Wednesday, March 3, 2010

The Value of Stability

Rod Dreher, author of Crunchy-Cons and a cultural commentator now working for the John Templeton Foundation on the online magazine "In Character", shared a piece yesterday (via his Blog) about his sister Ruthie Leming, who was recently diagnosed with Stage Four cancer. He described her "little way" of virtue, and commended the outpouring of generosity and support from people in St. Francisville, Louisiana, where Ruthie and her family live, and where Ruthie has lived all of her life.

Dreher went on to reflect on the "role of place" in the support Ruthie is receiving from her community. Excerpt:

I'm not talking about the virtues of our hometown, though those are present. Nor am I talking about the virtues of a small town, necessarily, because what I'm interested in can be present just as well in a big city. No, what interests me is the part taken by what the Benedictines would call stability.

Monks of the Benedictine order take vows of "stability," meaning that they promise to remain in the monastery where they took their vows until the end of their lives, barring an extraordinary intervention. The idea is critical to the Benedictine way, because it commits the monks to living with, celebrating with, and suffering with, each other, in community, and in turn with the community of laypeople they serve.
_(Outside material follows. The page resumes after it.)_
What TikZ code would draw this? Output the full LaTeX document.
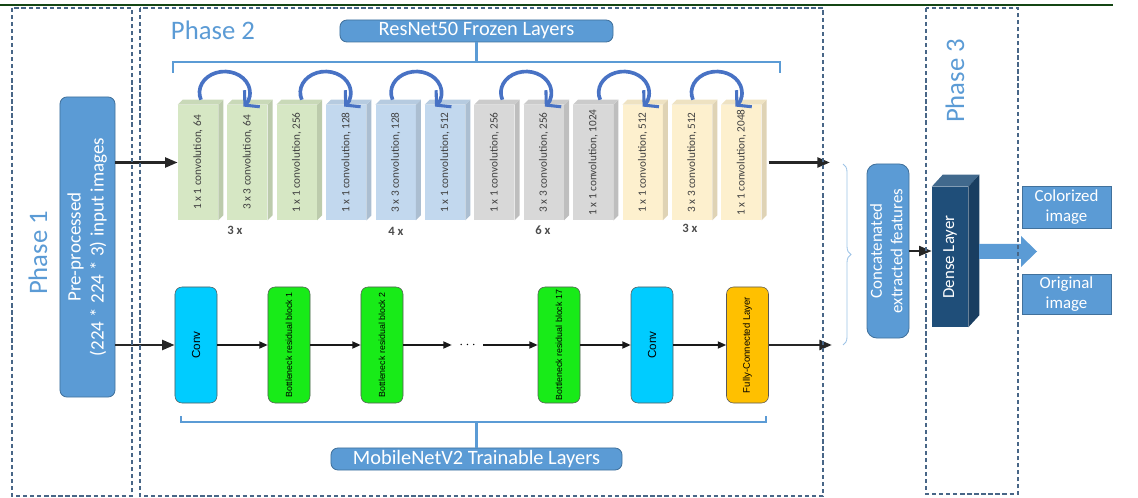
\documentclass[tikz,border=0pt]{standalone}
\usepackage{graphicx}
\usepackage{fontspec}
\setmainfont{Carlito}
\newfontfamily\arialfont{Liberation Sans}
\usetikzlibrary{arrows.meta,decorations.pathreplacing}

\definecolor{phaseblue}{RGB}{91,155,213}
\definecolor{boxedge}{RGB}{65,113,156}
\definecolor{dashgray}{RGB}{72,102,135}
\definecolor{skipblue}{RGB}{72,114,196}
\definecolor{resgreen}{RGB}{214,231,196}
\definecolor{resblue}{RGB}{194,216,238}
\definecolor{resgray}{RGB}{216,216,216}
\definecolor{resyellow}{RGB}{253,240,206}
\definecolor{mobcyan}{RGB}{0,204,255}
\definecolor{mobgreen}{RGB}{24,235,24}
\definecolor{mobgold}{RGB}{255,192,0}
\definecolor{densenavy}{RGB}{31,78,121}
\definecolor{rulegreen}{RGB}{20,70,20}

\tikzset{
  phasebox/.style={draw=dashgray, dash pattern=on 3pt off 2pt, line width=0.8pt},
  phaselabel/.style={text=phaseblue, font=\fontsize{19}{22}\selectfont},
  bluebox/.style={draw=boxedge, fill=phaseblue, text=white, rounded corners=5pt, inner sep=0pt, line width=0.6pt},
  outbox/.style={draw=boxedge, fill=phaseblue, text=white, inner sep=0pt, align=center,
    minimum width=2.225cm, font=\fontsize{12}{14.5}\selectfont},
  resblock/.style={minimum width=1cm, minimum height=2.875cm, inner sep=0pt,
    font=\fontsize{8}{9}\selectfont, text=black!75},
  mobblock/.style={draw=black!65, rounded corners=5pt, minimum width=1.05cm, minimum height=2.9cm,
    inner sep=0pt, font=\arialfont\fontsize{6.3}{7}\selectfont},
  repnote/.style={font=\bfseries\fontsize{9}{10}\selectfont, text=black!70},
  flow/.style={-{Triangle[length=9pt,width=7pt]}, line width=2pt, black!85},
  thinflow/.style={-{Triangle[length=6pt,width=5pt]}, line width=1.2pt, black!90},
  skip/.style={-{Straight Barb[length=7pt,width=16pt,line width=2.2pt]}, line width=2.6pt, skipblue},
  bracket/.style={draw=phaseblue, line width=2pt},
}

\begin{document}
\begin{tikzpicture}[x=0.025cm, y=-0.025cm]
  \useasboundingbox (0,0) rectangle (1138,498);
  \draw[rulegreen, line width=1.5pt] (0,5) -- (1113,5);

  % phase 1
  \node[phaselabel, rotate=90] (ph1) at (38,253) {Phase 1};
  \node[bluebox, minimum width=1.375cm, minimum height=7.5cm,
    font=\fontsize{13.5}{16.5}\selectfont] (pre) at (87.5,247)
    {\rotatebox{90}{\begin{tabular}{@{}c@{}}Pre-processed\\(224 * 224 * 3) input images\end{tabular}}};

  % phase 2, ResNet50 branch
  \node[phaselabel, anchor=base west] (ph2) at (166,40) {Phase 2};
  \node[bluebox, minimum width=6.825cm, minimum height=0.55cm,
    font=\fontsize{14.5}{16}\selectfont] (resnet) at (476.5,31) {ResNet50 Frozen Layers};
  \draw[bracket] (173,73) -- (173,62) -- (780,62) -- (780,73);
  \draw[bracket] (resnet.south) -- (resnet.south |- 0,62);

  \foreach \i/\col/\txt in {1/resgreen/{1 x 1 convolution, 64}, 2/resgreen/{3 x 3 convolution, 64},
      3/resgreen/{1 x 1 convolution, 256}, 4/resblue/{1 x 1 convolution, 128},
      5/resblue/{3 x 3 convolution, 128}, 6/resblue/{1 x 1 convolution, 512},
      7/resgray/{1 x 1 convolution, 256}, 8/resgray/{3 x 3 convolution, 256},
      9/resgray/{1 x 1 convolution, 1024}, 10/resyellow/{1 x 1 convolution, 512},
      11/resyellow/{3 x 3 convolution, 512}, 12/resyellow/{1 x 1 convolution, 2048}} {
    \pgfmathsetmacro\bx{198+49.4*(\i-1)}
    \node[resblock, fill=\col] (r\i) at (\bx,162.5) {\rotatebox{90}{\txt}};
    \fill[\col!88!black] (r\i.north east) -- ++(5,-5) -- ([shift={(5,-5)}]r\i.south east) -- (r\i.south east) -- cycle;
    \fill[\col!94!black] (r\i.north west) -- ++(5,-5) -- ([shift={(5,-5)}]r\i.north east) -- (r\i.north east) -- cycle;
  }
  \foreach \i/\dx in {1/3, 3/5, 5/-3, 7/8, 9/7, 11/1}
    \draw[skip] ([shift={(\dx,-5)}]r\i.north) arc[start angle=200, end angle=-42, x radius=0.63cm, y radius=0.525cm];

  \node[repnote] (rep1) at (235,230) {3 x};
  \node[repnote] (rep2) at (396,231) {4 x};
  \node[repnote] (rep3) at (543,230) {6 x};
  \node[repnote] (rep4) at (690,228) {3 x};

  % phase 2, MobileNetV2 branch
  \node[mobblock, fill=mobcyan] (m1) at (196,345) {\rotatebox{90}{\fontsize{8.3}{9}\selectfont Conv}};
  \node[mobblock, fill=mobgreen] (m2) at (289,345) {\rotatebox{90}{Bottleneck residual block 1}};
  \node[mobblock, fill=mobgreen] (m3) at (382,345) {\rotatebox{90}{Bottleneck residual block 2}};
  \node[minimum width=0.775cm, inner sep=0pt] (dots) at (467.5,345) {$\cdots$};
  \node[mobblock, fill=mobgreen] (m4) at (559,345) {\rotatebox{90}{Bottleneck residual block 17}};
  \node[mobblock, fill=mobcyan] (m5) at (652,345) {\rotatebox{90}{\fontsize{8.3}{9}\selectfont Conv}};
  \node[mobblock, fill=mobgold] (m6) at (747.5,345) {\rotatebox{90}{\fontsize{6.8}{8}\selectfont Fully-Connected Layer}};
  \draw[thinflow] (m1) -- (m2);
  \draw[thinflow] (m2) -- (m3);
  \draw[thinflow] (m3) -- (dots);
  \draw[thinflow] (dots) -- (m4);
  \draw[thinflow] (m4) -- (m5);
  \draw[thinflow] (m5) -- (m6);

  \draw[bracket] (181,416) -- (181,422) -- (766,422) -- (766,416);
  \node[bluebox, minimum width=7.275cm, minimum height=0.55cm,
    font=\fontsize{14.5}{16}\selectfont] (mobnet) at (476.5,459) {MobileNetV2 Trainable Layers};
  \draw[bracket] (mobnet.north) -- (mobnet.north |- 0,422);

  % inputs and outputs of both branches
  \coordinate (outA) at (830,162.5);
  \coordinate (outB) at (832,345);
  \draw[flow] (r1.west -| pre.east) -- (r1.west);
  \draw[flow] (m1.west -| pre.east) -- (m1.west);
  \draw[flow] ([xshift=5]r12.east) -- (outA);
  \draw[flow] (m6.east) -- (outB);

  \draw[decorate, decoration={brace, amplitude=0.2cm}, draw=phaseblue!60, line width=0.6pt]
    (843,164) -- (843,345);
  \node[bluebox, rounded corners=7pt, minimum width=1.05cm, minimum height=4.35cm,
    font=\fontsize{12}{14.5}\selectfont] (concat) at (888,251)
    {\rotatebox{90}{\begin{tabular}{@{}c@{}}Concatenated\\extracted features\end{tabular}}};

  % phase 3
  \node[phaselabel, rotate=90] (ph3) at (955,81) {Phase 3};
  \node[fill=densenavy, minimum width=0.9cm, minimum height=3.5cm, inner sep=0pt, text=white,
    font=\fontsize{12}{14}\selectfont] (dense) at (950,257) {\rotatebox{90}{Dense Layer}};
  \fill[densenavy!85!white] (dense.north west) -- ++(11,-12) -- ([shift={(11,-12)}]dense.north east) -- (dense.north east) -- cycle;
  \fill[densenavy!80!black] (dense.north east) -- ++(11,-12) -- ([shift={(11,-12)}]dense.south east) -- (dense.south east) -- cycle;
  \draw[flow, line width=1.6pt] (concat) -- (concat -| dense.west);

  \fill[phaseblue] (979,244) -- (1021,244) -- (1021,236) -- (1037,251.5) -- (1021,267) -- (1021,259) -- (979,259) -- cycle;
  \node[outbox, minimum height=1.05cm] (colorized) at (1066.5,207) {Colorized\\image};
  \node[outbox, minimum height=1.0cm] (original) at (1066.5,294) {Original\\image};

  % phase frames
  \draw[phasebox] (12,8) rectangle (132,496);
  \draw[phasebox] (140,8) rectangle (823,496);
  \draw[phasebox] (926,8) rectangle (1018,494);
\end{tikzpicture}
\end{document}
In my sister's case, she chose to stay in our hometown (indeed, she and Mike are raising their girls right across the field from our parents' house, where we grew up), not out of a sense of duty, but because she loved it there. It always felt like home to her. With the exception of the four years she was in Baton Rouge at college (only 30 miles away), she's lived in St. Francisville all her life. People know her there; they always have. They've seen her character show itself over the course of 40 years. They know who she is; in most ways, I think, they know who she is better than her own brother, who is not (he hopes) a bad person, but who simply hasn't been there to see all the little acts of charity and kindness that amount, over a lifetime, to the habit of virtue.

Now, had Ruthie lived in New York City, and developed through her church and neighborhood institutions a web of friendship, she might be in the same situation today: surrounded by a dense network of people showing her and her family love, and carrying them through this dark period in their lives. So it's not just a small-town thing, at least I don't think it is. What it is, however, is a matter of stability. We are such a hyper-mobile society, and think nothing of picking up and moving all over the place for the sake of career. I am a perfect example of this. Because of this, though, we cannot develop the kinds of thickly and deeply rooted relationships that we might if we had stayed in one place. Some of us lie to ourselves about this, in the same way that working parents tell themselves that they can adequately compensate for time away from their children by making sure the time they do spend with the kids is "quality time." But in truth, there is no substitute for being there.

What a revelation it is to watch the community care for Ruthie and her family! One day, when this drama is done, I'm going to write more about this. I am only sorry that I can't see it every day, because it's a beautiful thing. I expected Julie to return sad from her four- day trip down there, and she was, but it was that bright sadness I wrote about -- sorrowful over Ruthie's suffering, but also glowing from the radiant love surrounding my sister and all those attending her. You can't easily generate that spontaneously. It takes time, and stillness, and patience.